A finite-volume solution to the geophysical electromagnetic forward problem using unstructured grids

The application of unstructured grids can improve the solution of total field electromagnetic problems because these grids allow efficient local refinement of the mesh at the locations of high field gradients. Unstructured grids also provide the flexibility required for representing arbitrary topography and subsurface interfaces. We investigated the generalization of the standard Yee's staggered scheme to unstructured tetrahedral-Voronoi grids using a finite-volume approach. We discretized the Helmholtz equation for the electric field in the frequency domain and solved the problem to find the projection of the total electric field along the edges of the tetrahedral elements. To compute the electric and magnetic fields at the observation points, an interpolation technique was employed, which uses the edge vector interpolation functions of the tetrahedral elements. To verify the presented scheme, two examples were evaluated, which revealed the computation of the total and secondary fields due to electric and magnetic sources in half-spaces that contain anomalous bodies. The results had good agreement with those from the literature.
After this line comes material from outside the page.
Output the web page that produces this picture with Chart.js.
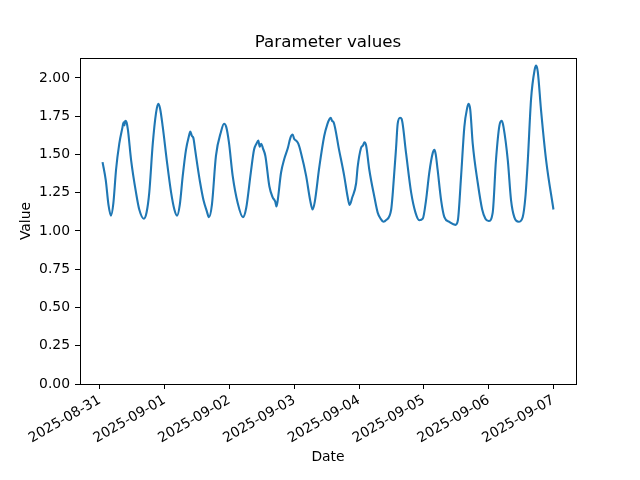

For the second example, accuracy studies were conducted to better understand the relative importance of different refinements in the grid and also the effect of the general quality of the grid. The results revealed the utmost importance of the quality of the tetrahedral grid and refinement at the observation locations. To validate the versatility of the approach, we synthesized helicopter-borne data for a model of the Ovoid ore body at Voisey's Bay, Labrador, Canada, which had good agreement with real data.